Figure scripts
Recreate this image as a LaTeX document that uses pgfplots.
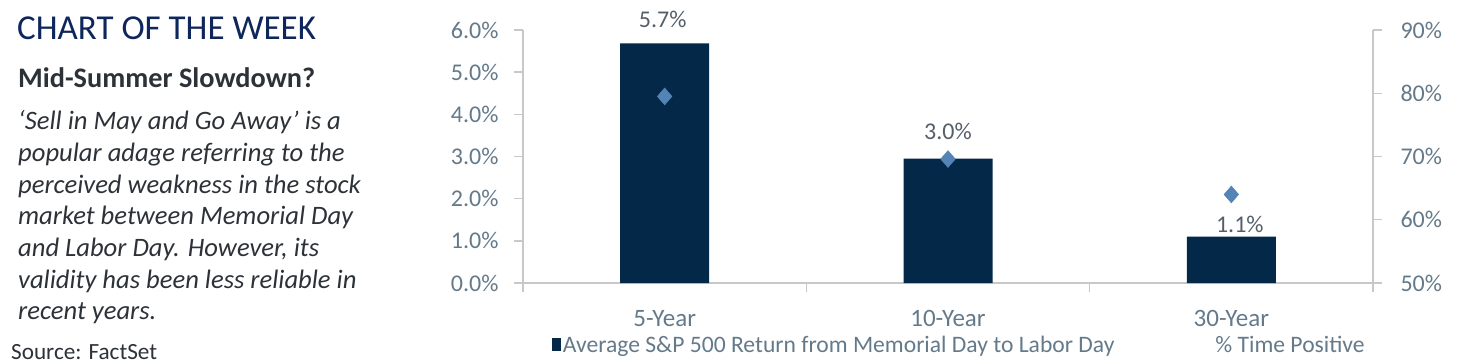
\documentclass[border=0pt]{standalone}
\usepackage{fontspec}
\setmainfont{Carlito}
\usepackage{pgfplots}
\pgfplotsset{compat=1.18}
\definecolor{navy}{RGB}{3,40,72}
\definecolor{diam}{RGB}{84,132,182}
\definecolor{tickgray}{RGB}{100,122,138}
\definecolor{labgray}{RGB}{85,95,105}
\definecolor{axgray}{RGB}{200,200,200}
\definecolor{titlenavy}{RGB}{14,38,92}
\definecolor{bodygray}{RGB}{45,50,56}
\begin{document}
\begin{tikzpicture}
\useasboundingbox (-523pt,-81pt) rectangle (942pt,283pt);
% left text panel
\node[anchor=base west, inner sep=0pt, text=titlenavy, font=\fontsize{35}{40}\selectfont] at (-506pt,243pt) {CHART OF THE WEEK};
\node[anchor=base west, inner sep=0pt, text=bodygray, font=\fontsize{28.3}{32}\selectfont\bfseries] at (-505pt,195pt) {Mid-Summer Slowdown?};
\begin{scope}[every node/.style={anchor=base west, inner sep=0pt, text=bodygray, font=\fontsize{26.6}{30}\selectfont\itshape}]
\node at (-505pt,153pt) {‘Sell in May and Go Away’ is a};
\node at (-505pt,121.3pt) {popular adage referring to the};
\node at (-505pt,89.7pt) {perceived weakness in the stock};
\node at (-505pt,58pt) {market between Memorial Day};
\node at (-505pt,26.3pt) {and Labor Day. However, its};
\node at (-505pt,-5.3pt) {validity has been less reliable in};
\node at (-505pt,-37pt) {recent years.};
\end{scope}
\node[anchor=base west, inner sep=0pt, text=bodygray, font=\fontsize{23.2}{27}\selectfont] at (-512pt,-76pt) {Source: FactSet};
% main axis
\begin{axis}[
  at={(0pt,0pt)}, anchor=south west,
  scale only axis, width=850pt, height=253pt,
  xmin=-0.5, xmax=2.5, ymin=0, ymax=6,
  clip=false,
  axis x line*=bottom, axis y line*=left,
  axis line style={draw=axgray, line width=1.5pt},
  every tick/.style={draw=axgray, line width=1.5pt},
  tick align=outside,
  xtick={0,1,2}, xticklabels={5-Year,10-Year,30-Year},
  major x tick style={draw=none},
  major tick length=9pt, minor tick length=9pt,
  minor xtick={-0.5,0.5,1.5,2.5},
  ytick={0,1,2,3,4,5,6},
  /pgf/number format/assume math mode=true,
  yticklabel={\pgfmathprintnumber[fixed,fixed zerofill,precision=1]{\tick}\%},
  yticklabel style={font=\fontsize{24}{28}\selectfont, text=tickgray, xshift=-12pt},
  xticklabel style={font=\fontsize{25}{29}\selectfont, text=tickgray, yshift=-15pt},
  legend style={draw=none, fill=none, inner sep=0pt, outer sep=0pt,
    at={(0.034,-0.245)}, anchor=west,
    font=\fontsize{23.6}{27}\selectfont, text=tickgray,
    /tikz/every even column/.append style={column sep=97pt}},
  legend columns=2,
  legend cell align=left,
]
\addplot[ybar, bar width=89pt, fill=navy, draw=none,
  legend image code/.code={\fill[navy] (0pt,-6.5pt) rectangle (9pt,6.5pt);}]
  coordinates {(0,5.68) (1,2.95) (2,1.10)};
\addlegendentry{Average S\&P 500 Return from Memorial Day to Labor Day}
\addlegendimage{empty legend}
\addlegendentry{\% Time Positive}
\addplot[draw=none, mark=none, forget plot,
  nodes near coords={\pgfplotspointmeta\%},
  point meta=explicit symbolic,
  every node near coord/.append style={anchor=base, inner sep=0pt, font=\fontsize{24}{28}\selectfont, text=labgray}]
  table[meta=lab] {
x y lab
-0.007 6.05 5.7
1 3.415 3.0
2.03 1.186 1.1
};
\end{axis}
% secondary axis
\begin{axis}[
  at={(0pt,0pt)}, anchor=south west,
  scale only axis, width=850pt, height=253pt,
  xmin=-0.5, xmax=2.5, ymin=50, ymax=90,
  clip=false,
  axis x line=none, axis y line*=right,
  axis line style={draw=axgray, line width=1.5pt},
  every tick/.style={draw=axgray, line width=1.5pt},
  tick align=outside, major tick length=9pt,
  ytick={50,60,70,80,90},
  /pgf/number format/assume math mode=true,
  yticklabel={\pgfmathprintnumber{\tick}\%},
  yticklabel style={font=\fontsize{24}{28}\selectfont, text=tickgray, xshift=15pt},
]
\addplot[only marks, mark=diamond*, mark size=8.5pt, color=diam,
  mark options={xscale=1.15, draw=diam, fill=diam}]
  coordinates {(0,79.5) (1,69.6) (2,64.0)};
\end{axis}
\end{tikzpicture}
\end{document}
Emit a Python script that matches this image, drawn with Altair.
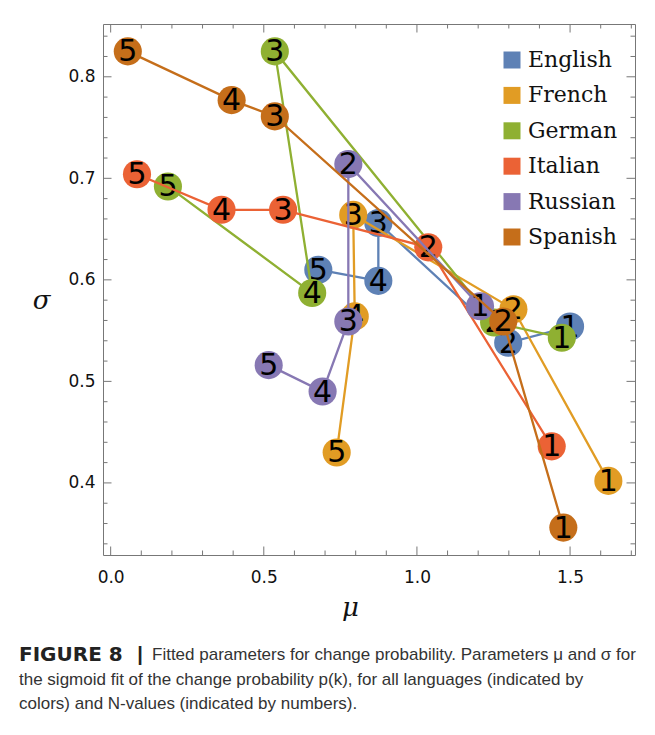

== Exercise brief ==
Print each line of the material above exactly, with the pictures removed from your copy.

== Written answer ==
Recreate this image as a LaTeX document that uses pgfplots.
\documentclass[border=0pt]{standalone}
\usepackage{fontspec}
\setmainfont{Carlito}
\usepackage{pgfplots}
\pgfplotsset{compat=1.18}
\definecolor{navy}{RGB}{3,40,72}
\definecolor{diam}{RGB}{84,132,182}
\definecolor{tickgray}{RGB}{100,122,138}
\definecolor{labgray}{RGB}{85,95,105}
\definecolor{axgray}{RGB}{200,200,200}
\definecolor{titlenavy}{RGB}{14,38,92}
\definecolor{bodygray}{RGB}{45,50,56}
\begin{document}
\begin{tikzpicture}
\useasboundingbox (-523pt,-81pt) rectangle (942pt,283pt);
% left text panel
\node[anchor=base west, inner sep=0pt, text=titlenavy, font=\fontsize{35}{40}\selectfont] at (-506pt,243pt) {CHART OF THE WEEK};
\node[anchor=base west, inner sep=0pt, text=bodygray, font=\fontsize{28.3}{32}\selectfont\bfseries] at (-505pt,195pt) {Mid-Summer Slowdown?};
\begin{scope}[every node/.style={anchor=base west, inner sep=0pt, text=bodygray, font=\fontsize{26.6}{30}\selectfont\itshape}]
\node at (-505pt,153pt) {‘Sell in May and Go Away’ is a};
\node at (-505pt,121.3pt) {popular adage referring to the};
\node at (-505pt,89.7pt) {perceived weakness in the stock};
\node at (-505pt,58pt) {market between Memorial Day};
\node at (-505pt,26.3pt) {and Labor Day. However, its};
\node at (-505pt,-5.3pt) {validity has been less reliable in};
\node at (-505pt,-37pt) {recent years.};
\end{scope}
\node[anchor=base west, inner sep=0pt, text=bodygray, font=\fontsize{23.2}{27}\selectfont] at (-512pt,-76pt) {Source: FactSet};
% main axis
\begin{axis}[
  at={(0pt,0pt)}, anchor=south west,
  scale only axis, width=850pt, height=253pt,
  xmin=-0.5, xmax=2.5, ymin=0, ymax=6,
  clip=false,
  axis x line*=bottom, axis y line*=left,
  axis line style={draw=axgray, line width=1.5pt},
  every tick/.style={draw=axgray, line width=1.5pt},
  tick align=outside,
  xtick={0,1,2}, xticklabels={5-Year,10-Year,30-Year},
  major x tick style={draw=none},
  major tick length=9pt, minor tick length=9pt,
  minor xtick={-0.5,0.5,1.5,2.5},
  ytick={0,1,2,3,4,5,6},
  /pgf/number format/assume math mode=true,
  yticklabel={\pgfmathprintnumber[fixed,fixed zerofill,precision=1]{\tick}\%},
  yticklabel style={font=\fontsize{24}{28}\selectfont, text=tickgray, xshift=-12pt},
  xticklabel style={font=\fontsize{25}{29}\selectfont, text=tickgray, yshift=-15pt},
  legend style={draw=none, fill=none, inner sep=0pt, outer sep=0pt,
    at={(0.034,-0.245)}, anchor=west,
    font=\fontsize{23.6}{27}\selectfont, text=tickgray,
    /tikz/every even column/.append style={column sep=97pt}},
  legend columns=2,
  legend cell align=left,
]
\addplot[ybar, bar width=89pt, fill=navy, draw=none,
  legend image code/.code={\fill[navy] (0pt,-6.5pt) rectangle (9pt,6.5pt);}]
  coordinates {(0,5.68) (1,2.95) (2,1.10)};
\addlegendentry{Average S\&P 500 Return from Memorial Day to Labor Day}
\addlegendimage{empty legend}
\addlegendentry{\% Time Positive}
\addplot[draw=none, mark=none, forget plot,
  nodes near coords={\pgfplotspointmeta\%},
  point meta=explicit symbolic,
  every node near coord/.append style={anchor=base, inner sep=0pt, font=\fontsize{24}{28}\selectfont, text=labgray}]
  table[meta=lab] {
x y lab
-0.007 6.05 5.7
1 3.415 3.0
2.03 1.186 1.1
};
\end{axis}
% secondary axis
\begin{axis}[
  at={(0pt,0pt)}, anchor=south west,
  scale only axis, width=850pt, height=253pt,
  xmin=-0.5, xmax=2.5, ymin=50, ymax=90,
  clip=false,
  axis x line=none, axis y line*=right,
  axis line style={draw=axgray, line width=1.5pt},
  every tick/.style={draw=axgray, line width=1.5pt},
  tick align=outside, major tick length=9pt,
  ytick={50,60,70,80,90},
  /pgf/number format/assume math mode=true,
  yticklabel={\pgfmathprintnumber{\tick}\%},
  yticklabel style={font=\fontsize{24}{28}\selectfont, text=tickgray, xshift=15pt},
]
\addplot[only marks, mark=diamond*, mark size=8.5pt, color=diam,
  mark options={xscale=1.15, draw=diam, fill=diam}]
  coordinates {(0,79.5) (1,69.6) (2,64.0)};
\end{axis}
\end{tikzpicture}
\end{document}
Emit a Python script that matches this image, drawn with Altair.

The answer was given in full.